Frightened Rabbit – Riverside Review

Photo taken by Bethany Hamer at Riverside, 12/12/16Photo taken by Bethany Hamer at Riverside, 12/12/16

Frightened Rabbit returned to Newcastle for the first time since 2013, bringing their self-deprecating indie-folk with them to Riverside. It’s the first time they’ve played here, previously touring in lower capacity venues including Newcastle University and The Sage 2, but tickets were sold out well in advance of the show as fans flocked to hear new music from 2016’s album Painting of a Panic Attack. Lead vocalist and guitarist Scott Hutchison noted that it was nice to play somewhere “dirtier” and the venue certainly seemed more suited to a band known for their grittiness and melancholy.

“the whole experience serving as a kind of catharsis for both band and audience”
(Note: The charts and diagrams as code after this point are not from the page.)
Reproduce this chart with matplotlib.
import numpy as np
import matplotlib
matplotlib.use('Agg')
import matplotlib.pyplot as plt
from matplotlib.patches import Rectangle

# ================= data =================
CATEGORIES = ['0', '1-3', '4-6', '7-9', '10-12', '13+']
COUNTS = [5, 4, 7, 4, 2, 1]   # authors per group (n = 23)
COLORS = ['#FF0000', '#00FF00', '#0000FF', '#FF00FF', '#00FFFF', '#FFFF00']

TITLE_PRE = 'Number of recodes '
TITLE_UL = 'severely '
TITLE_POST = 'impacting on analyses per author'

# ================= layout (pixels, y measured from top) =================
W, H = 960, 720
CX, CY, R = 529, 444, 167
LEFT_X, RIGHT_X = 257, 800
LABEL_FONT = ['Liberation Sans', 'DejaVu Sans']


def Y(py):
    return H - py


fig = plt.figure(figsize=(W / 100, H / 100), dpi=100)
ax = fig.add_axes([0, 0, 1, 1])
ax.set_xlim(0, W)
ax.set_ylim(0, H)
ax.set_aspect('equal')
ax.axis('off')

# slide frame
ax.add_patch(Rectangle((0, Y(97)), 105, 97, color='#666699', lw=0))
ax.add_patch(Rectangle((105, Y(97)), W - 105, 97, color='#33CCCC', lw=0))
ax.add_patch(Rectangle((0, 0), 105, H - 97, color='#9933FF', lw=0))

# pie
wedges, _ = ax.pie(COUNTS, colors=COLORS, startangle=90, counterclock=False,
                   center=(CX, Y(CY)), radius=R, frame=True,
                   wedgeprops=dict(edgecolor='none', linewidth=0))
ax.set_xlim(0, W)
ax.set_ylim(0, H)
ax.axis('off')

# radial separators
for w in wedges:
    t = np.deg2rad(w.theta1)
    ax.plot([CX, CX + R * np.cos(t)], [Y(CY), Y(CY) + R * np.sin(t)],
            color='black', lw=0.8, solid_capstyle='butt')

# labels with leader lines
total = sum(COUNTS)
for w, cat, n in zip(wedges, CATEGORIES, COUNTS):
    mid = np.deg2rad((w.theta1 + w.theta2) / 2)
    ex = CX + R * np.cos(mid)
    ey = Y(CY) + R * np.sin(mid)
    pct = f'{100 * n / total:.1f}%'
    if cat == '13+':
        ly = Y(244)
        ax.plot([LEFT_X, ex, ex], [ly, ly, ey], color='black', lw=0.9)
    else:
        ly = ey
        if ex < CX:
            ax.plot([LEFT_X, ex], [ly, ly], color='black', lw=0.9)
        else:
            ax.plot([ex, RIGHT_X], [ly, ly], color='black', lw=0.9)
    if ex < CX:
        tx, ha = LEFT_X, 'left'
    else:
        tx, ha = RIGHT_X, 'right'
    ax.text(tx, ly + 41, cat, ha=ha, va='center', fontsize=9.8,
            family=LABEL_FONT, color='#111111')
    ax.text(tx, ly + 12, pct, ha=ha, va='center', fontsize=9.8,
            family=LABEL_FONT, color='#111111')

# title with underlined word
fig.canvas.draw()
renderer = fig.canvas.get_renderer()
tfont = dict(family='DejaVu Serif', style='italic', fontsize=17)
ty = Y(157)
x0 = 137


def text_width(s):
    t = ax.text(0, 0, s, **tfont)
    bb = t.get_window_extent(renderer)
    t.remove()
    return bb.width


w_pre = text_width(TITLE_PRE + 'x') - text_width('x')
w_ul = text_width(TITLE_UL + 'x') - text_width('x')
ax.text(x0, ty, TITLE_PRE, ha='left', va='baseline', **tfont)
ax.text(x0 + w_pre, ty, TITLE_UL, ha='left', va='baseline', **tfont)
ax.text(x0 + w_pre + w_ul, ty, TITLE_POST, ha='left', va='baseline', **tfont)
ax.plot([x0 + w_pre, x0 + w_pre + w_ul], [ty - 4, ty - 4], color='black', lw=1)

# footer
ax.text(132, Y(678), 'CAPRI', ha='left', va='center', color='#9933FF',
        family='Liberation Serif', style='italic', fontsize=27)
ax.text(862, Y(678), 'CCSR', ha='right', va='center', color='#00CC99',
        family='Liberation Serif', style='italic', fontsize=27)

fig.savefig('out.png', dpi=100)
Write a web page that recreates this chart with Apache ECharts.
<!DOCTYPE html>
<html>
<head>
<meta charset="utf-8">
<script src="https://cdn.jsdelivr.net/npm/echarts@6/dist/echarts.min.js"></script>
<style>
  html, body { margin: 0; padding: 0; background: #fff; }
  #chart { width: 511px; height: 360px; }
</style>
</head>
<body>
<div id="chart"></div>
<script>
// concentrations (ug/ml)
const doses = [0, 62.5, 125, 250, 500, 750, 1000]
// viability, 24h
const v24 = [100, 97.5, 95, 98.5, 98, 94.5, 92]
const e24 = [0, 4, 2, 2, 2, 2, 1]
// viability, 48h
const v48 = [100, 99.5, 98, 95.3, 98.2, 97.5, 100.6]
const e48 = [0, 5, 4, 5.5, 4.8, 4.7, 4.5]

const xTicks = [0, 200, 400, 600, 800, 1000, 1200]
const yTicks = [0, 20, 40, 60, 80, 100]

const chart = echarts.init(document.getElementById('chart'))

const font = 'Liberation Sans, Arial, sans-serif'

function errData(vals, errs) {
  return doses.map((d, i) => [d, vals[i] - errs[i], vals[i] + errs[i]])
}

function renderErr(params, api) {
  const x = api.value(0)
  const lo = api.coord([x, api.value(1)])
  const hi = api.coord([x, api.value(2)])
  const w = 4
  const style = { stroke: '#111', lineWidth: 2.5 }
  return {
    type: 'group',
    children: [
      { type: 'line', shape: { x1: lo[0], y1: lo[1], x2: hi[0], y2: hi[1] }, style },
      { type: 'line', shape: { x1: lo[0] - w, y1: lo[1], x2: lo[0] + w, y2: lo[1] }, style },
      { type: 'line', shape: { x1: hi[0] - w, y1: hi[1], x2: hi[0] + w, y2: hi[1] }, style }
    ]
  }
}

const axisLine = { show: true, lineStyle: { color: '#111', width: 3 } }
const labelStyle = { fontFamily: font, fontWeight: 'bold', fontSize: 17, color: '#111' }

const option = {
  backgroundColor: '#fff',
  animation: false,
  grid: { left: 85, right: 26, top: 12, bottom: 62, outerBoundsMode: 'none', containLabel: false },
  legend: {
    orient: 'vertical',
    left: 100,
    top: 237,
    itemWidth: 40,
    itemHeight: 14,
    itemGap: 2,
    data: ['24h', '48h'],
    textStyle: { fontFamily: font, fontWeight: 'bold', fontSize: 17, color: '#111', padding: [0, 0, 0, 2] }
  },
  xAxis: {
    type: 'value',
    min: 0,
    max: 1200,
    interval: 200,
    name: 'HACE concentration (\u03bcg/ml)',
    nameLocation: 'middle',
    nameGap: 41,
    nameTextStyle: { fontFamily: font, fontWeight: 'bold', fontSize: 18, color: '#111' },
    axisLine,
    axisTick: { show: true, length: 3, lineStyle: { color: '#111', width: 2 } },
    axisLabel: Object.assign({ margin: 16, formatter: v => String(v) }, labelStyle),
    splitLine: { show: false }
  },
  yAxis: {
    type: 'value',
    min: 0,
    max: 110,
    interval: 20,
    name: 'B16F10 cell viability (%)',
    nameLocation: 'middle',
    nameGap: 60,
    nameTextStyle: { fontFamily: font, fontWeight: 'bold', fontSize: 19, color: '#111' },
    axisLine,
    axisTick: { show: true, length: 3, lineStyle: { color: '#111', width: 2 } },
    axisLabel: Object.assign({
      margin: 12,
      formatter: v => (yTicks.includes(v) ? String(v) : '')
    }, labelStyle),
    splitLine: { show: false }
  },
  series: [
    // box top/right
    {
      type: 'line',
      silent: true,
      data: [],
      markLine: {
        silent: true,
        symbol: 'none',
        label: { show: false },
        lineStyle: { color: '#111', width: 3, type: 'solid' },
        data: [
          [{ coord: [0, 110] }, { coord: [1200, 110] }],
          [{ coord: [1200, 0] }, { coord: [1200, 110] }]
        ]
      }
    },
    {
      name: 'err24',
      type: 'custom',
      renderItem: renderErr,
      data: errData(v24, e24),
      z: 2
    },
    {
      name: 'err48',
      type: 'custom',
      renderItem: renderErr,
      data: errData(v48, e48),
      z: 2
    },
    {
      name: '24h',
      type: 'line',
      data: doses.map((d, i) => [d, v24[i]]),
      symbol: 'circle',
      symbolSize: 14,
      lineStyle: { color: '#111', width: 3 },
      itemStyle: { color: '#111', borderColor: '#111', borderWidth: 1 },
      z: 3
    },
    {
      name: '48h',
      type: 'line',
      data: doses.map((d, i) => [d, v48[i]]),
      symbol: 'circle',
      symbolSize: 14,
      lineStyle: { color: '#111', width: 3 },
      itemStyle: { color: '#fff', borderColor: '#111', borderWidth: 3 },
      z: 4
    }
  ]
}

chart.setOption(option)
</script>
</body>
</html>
The set kicked off with ‘Get Out’, the first single from fifth studio album Painting of a Panic Attack. This is the track on Painting most reminiscent of work from previous albums: a punchy and anthemic offering that made the most obvious opener to get the audience in the spirit. It went down well with a roaring crowd, as did the next two older tracks ‘Holy’ and ‘The Modern Leper’. The latter has always been a fan favourite and was particularly well-met with a fierce energy, as is to be expected from the lead single of the band’s most popular album The Midnight Organ Fight. They then returned to their most recent output with ‘I wish I was Sober’ and ‘Break’. These tracks speak of dark times, their brutal honesty and emotion even more raw when played live. Hutchison sings of battling alcoholism and hurting the people he loves and the crowd only sing back at him more fervently, the whole experience serving as a kind of catharsis for both band and audience. In parts of the set his voice seemed to get lost amidst the guitars, but the crowd tried their best to fill in the gaps.

The setlist on this tour has varied between shows but the range of music played across all of their albums has remained consistent. Some fans made attempts to request certain tracks but Hutchison resisted their efforts. When performing ‘Be Less Rude’ he introduced the track by saying “This is a track from our first album, which wasn’t The Midnight Organ Fight.’ It is undoubtedly true that it was Frightened Rabbit’s second album that established their reputation, with their 2007 debut Sing the Greys not getting much of a look in these days. ‘Be Less Rude’ was the only track from this album included in the set, and it received a less passionate response than others.

The highlight of the show had to be final song, ‘The Loneliness and the Scream’. The atmosphere in the venue reached its peak as the tempo increased and everyone joined in chanting along with those final bars. The crowd went on after the band had left the stage, their favourite Scottish indie rockers having left them wanting more.